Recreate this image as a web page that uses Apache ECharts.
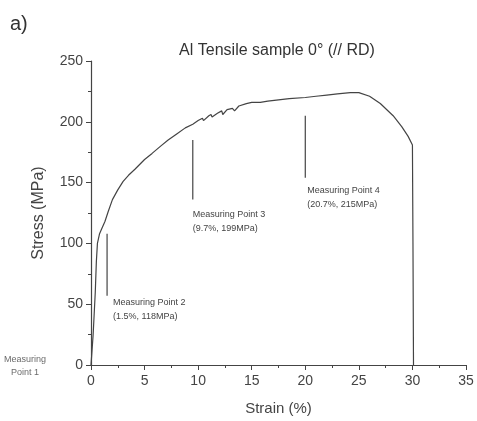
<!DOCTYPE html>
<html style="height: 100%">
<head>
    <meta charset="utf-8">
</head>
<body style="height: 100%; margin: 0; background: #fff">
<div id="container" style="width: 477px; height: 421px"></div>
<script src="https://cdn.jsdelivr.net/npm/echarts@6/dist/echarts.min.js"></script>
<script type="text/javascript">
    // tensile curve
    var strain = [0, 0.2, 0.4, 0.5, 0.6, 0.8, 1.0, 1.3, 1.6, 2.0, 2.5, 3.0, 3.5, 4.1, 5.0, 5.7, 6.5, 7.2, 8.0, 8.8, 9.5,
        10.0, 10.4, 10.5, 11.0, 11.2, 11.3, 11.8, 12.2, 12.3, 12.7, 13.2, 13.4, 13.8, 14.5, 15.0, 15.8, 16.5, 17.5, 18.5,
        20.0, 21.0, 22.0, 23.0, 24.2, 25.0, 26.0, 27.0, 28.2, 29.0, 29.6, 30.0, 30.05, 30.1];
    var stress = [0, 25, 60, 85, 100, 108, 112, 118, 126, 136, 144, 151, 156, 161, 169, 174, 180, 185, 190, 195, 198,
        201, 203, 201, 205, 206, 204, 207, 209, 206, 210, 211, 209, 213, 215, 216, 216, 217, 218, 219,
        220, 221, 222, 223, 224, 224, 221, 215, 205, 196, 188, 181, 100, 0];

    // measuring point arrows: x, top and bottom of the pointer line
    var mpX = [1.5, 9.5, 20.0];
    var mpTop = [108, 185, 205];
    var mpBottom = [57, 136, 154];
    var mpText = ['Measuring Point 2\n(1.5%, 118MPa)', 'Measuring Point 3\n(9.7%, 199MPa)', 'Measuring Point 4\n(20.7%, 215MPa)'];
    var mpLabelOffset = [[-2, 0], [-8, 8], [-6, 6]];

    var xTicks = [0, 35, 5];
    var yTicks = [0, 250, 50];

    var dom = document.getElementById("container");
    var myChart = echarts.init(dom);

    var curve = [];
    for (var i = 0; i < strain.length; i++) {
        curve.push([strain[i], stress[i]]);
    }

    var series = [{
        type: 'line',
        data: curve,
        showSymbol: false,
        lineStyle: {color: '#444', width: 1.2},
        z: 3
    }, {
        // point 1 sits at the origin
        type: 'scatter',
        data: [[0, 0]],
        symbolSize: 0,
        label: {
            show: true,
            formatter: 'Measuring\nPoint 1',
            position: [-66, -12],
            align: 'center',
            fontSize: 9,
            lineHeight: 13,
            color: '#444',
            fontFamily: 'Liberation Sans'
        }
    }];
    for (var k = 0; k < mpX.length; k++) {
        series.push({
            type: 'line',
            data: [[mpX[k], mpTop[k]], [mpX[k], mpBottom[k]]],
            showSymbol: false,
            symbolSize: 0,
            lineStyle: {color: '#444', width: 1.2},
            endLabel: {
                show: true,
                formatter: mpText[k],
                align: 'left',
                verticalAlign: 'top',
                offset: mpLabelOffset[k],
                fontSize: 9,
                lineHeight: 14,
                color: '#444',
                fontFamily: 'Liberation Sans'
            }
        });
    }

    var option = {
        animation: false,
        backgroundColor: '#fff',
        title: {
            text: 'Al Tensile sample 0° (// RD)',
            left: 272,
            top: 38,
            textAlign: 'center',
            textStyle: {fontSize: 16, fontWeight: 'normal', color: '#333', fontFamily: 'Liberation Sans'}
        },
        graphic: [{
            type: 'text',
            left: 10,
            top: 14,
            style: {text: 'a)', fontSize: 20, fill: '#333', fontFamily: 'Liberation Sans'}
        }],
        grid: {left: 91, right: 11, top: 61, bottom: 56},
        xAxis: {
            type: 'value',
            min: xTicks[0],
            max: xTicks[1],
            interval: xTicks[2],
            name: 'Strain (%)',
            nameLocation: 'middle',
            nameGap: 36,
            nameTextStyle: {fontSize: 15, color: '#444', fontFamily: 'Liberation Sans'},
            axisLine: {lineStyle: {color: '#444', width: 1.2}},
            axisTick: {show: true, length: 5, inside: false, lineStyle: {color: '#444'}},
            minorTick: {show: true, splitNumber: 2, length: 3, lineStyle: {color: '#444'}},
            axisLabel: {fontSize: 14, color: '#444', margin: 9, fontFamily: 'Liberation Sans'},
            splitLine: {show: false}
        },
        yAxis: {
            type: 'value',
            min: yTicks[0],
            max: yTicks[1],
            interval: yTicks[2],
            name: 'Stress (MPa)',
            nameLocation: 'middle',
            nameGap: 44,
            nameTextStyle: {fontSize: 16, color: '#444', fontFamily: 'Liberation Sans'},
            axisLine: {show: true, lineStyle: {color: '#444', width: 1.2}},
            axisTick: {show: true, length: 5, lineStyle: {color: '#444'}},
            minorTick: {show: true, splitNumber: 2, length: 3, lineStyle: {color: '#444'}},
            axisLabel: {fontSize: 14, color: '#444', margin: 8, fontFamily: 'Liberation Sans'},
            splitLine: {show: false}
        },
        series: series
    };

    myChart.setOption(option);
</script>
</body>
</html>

---

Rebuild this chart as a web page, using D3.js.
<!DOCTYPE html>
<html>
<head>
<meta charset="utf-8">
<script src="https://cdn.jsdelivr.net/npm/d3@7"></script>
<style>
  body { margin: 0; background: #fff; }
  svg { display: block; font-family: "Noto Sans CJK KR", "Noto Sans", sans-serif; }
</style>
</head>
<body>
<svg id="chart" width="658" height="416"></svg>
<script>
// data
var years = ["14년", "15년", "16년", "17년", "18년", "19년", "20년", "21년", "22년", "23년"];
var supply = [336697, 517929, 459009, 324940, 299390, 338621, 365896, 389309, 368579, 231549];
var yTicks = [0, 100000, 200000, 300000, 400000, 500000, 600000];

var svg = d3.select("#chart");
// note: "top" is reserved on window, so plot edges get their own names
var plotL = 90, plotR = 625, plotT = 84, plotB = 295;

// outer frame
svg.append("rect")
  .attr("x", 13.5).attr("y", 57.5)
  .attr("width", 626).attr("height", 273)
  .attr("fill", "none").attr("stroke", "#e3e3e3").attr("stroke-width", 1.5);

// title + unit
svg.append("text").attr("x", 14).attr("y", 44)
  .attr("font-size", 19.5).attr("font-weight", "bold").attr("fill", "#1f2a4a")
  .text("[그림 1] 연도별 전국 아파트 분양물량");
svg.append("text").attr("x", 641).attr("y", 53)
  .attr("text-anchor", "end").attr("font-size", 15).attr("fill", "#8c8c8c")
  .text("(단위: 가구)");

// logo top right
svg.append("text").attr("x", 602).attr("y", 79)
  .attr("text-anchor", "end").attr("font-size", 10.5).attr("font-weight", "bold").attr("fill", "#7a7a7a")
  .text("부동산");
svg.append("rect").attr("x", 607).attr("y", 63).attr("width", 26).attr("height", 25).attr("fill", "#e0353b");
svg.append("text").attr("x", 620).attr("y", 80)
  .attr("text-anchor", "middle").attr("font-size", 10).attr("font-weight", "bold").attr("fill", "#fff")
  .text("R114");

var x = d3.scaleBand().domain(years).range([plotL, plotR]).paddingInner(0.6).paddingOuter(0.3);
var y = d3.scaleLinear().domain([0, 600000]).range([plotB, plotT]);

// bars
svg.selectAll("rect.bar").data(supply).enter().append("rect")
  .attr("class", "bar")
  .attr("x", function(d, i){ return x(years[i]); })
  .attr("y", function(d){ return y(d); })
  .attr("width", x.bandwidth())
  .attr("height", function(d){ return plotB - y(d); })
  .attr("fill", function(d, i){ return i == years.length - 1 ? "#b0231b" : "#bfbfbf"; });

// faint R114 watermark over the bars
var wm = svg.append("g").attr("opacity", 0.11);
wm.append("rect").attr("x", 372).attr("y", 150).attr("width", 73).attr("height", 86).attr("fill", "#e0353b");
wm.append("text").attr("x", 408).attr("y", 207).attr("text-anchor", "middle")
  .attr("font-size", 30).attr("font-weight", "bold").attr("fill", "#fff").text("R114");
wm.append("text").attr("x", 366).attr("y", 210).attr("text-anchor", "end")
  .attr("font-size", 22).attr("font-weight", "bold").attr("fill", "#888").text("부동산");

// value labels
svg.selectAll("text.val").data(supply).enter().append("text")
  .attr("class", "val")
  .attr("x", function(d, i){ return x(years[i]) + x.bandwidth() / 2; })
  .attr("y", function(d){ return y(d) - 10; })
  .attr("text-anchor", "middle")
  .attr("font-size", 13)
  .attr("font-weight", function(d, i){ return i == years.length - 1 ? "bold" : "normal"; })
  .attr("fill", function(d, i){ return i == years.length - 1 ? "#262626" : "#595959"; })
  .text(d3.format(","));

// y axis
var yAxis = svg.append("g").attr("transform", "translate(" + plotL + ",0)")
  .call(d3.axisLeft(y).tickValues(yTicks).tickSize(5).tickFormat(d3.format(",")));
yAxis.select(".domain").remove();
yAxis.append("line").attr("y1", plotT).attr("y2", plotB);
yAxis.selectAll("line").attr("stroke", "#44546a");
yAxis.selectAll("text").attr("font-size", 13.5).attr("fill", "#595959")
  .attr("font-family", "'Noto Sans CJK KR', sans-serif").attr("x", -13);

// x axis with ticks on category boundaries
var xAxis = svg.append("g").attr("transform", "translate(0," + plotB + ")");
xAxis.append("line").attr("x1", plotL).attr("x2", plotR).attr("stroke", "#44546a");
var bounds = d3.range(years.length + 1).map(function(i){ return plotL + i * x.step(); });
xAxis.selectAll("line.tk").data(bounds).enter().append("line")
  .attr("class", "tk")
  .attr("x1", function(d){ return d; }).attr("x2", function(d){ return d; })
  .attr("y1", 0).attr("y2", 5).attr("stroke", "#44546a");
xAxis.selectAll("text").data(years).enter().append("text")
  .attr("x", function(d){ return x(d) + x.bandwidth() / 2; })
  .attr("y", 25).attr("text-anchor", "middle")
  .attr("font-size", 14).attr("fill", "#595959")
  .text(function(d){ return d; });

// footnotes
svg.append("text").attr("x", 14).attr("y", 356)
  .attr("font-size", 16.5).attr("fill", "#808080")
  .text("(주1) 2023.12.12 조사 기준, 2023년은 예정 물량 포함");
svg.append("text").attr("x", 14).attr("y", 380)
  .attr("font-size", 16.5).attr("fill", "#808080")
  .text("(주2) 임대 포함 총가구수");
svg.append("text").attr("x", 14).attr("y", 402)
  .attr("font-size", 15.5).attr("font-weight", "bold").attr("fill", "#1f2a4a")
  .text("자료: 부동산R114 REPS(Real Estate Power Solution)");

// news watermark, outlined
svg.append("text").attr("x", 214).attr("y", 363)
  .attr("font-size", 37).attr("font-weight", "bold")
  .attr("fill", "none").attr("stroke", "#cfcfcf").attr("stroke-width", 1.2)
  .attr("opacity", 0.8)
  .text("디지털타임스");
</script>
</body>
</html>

---

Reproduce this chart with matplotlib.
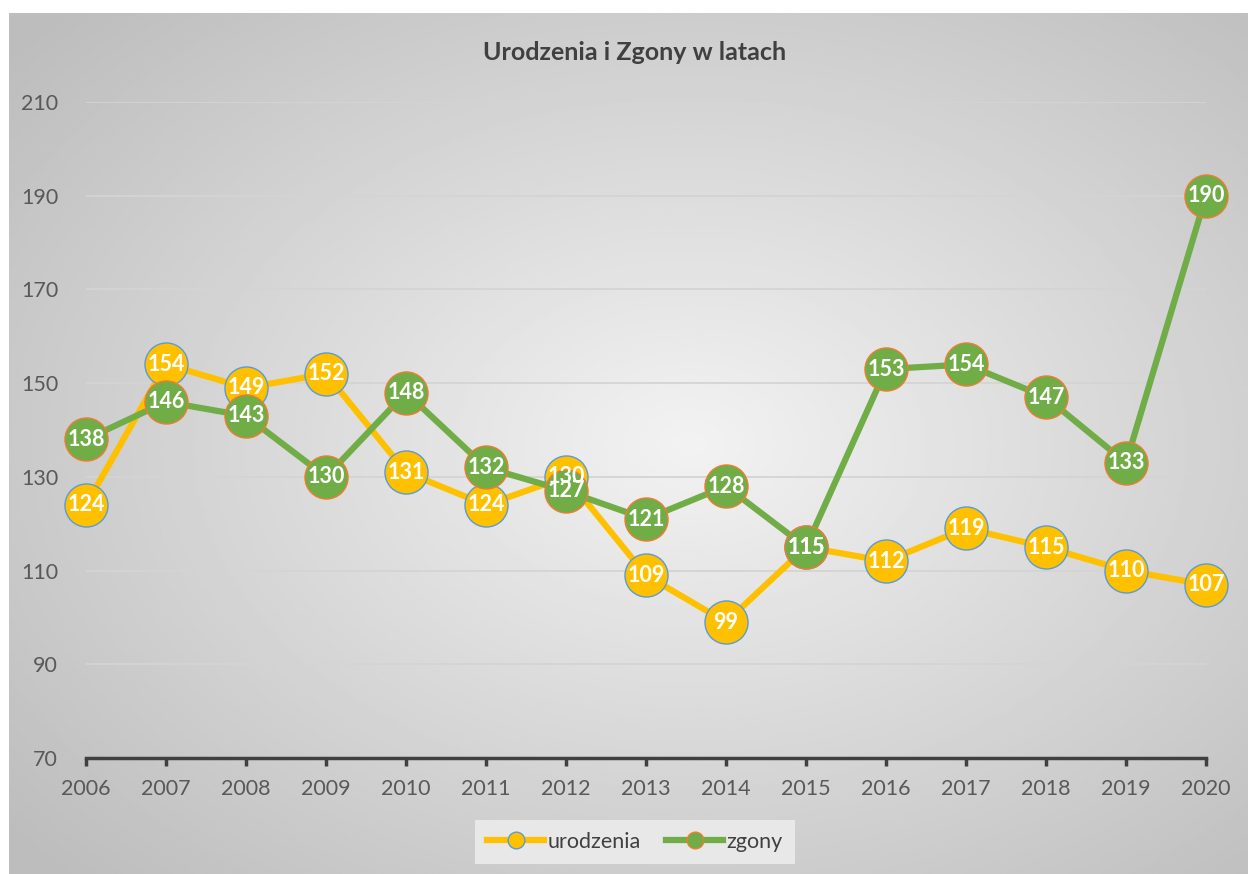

---

• WHAT YOU HAVE TO DO
Drop the images and output only the lines from the one that contains "Recreate this image" to the one that contains "181, 100, 0];", both included.

• SOLUTION BELOW
Recreate this image as a web page that uses Apache ECharts.
<!DOCTYPE html>
<html style="height: 100%">
<head>
    <meta charset="utf-8">
</head>
<body style="height: 100%; margin: 0; background: #fff">
<div id="container" style="width: 477px; height: 421px"></div>
<script src="https://cdn.jsdelivr.net/npm/echarts@6/dist/echarts.min.js"></script>
<script type="text/javascript">
    // tensile curve
    var strain = [0, 0.2, 0.4, 0.5, 0.6, 0.8, 1.0, 1.3, 1.6, 2.0, 2.5, 3.0, 3.5, 4.1, 5.0, 5.7, 6.5, 7.2, 8.0, 8.8, 9.5,
        10.0, 10.4, 10.5, 11.0, 11.2, 11.3, 11.8, 12.2, 12.3, 12.7, 13.2, 13.4, 13.8, 14.5, 15.0, 15.8, 16.5, 17.5, 18.5,
        20.0, 21.0, 22.0, 23.0, 24.2, 25.0, 26.0, 27.0, 28.2, 29.0, 29.6, 30.0, 30.05, 30.1];
    var stress = [0, 25, 60, 85, 100, 108, 112, 118, 126, 136, 144, 151, 156, 161, 169, 174, 180, 185, 190, 195, 198,
        201, 203, 201, 205, 206, 204, 207, 209, 206, 210, 211, 209, 213, 215, 216, 216, 217, 218, 219,
        220, 221, 222, 223, 224, 224, 221, 215, 205, 196, 188, 181, 100, 0];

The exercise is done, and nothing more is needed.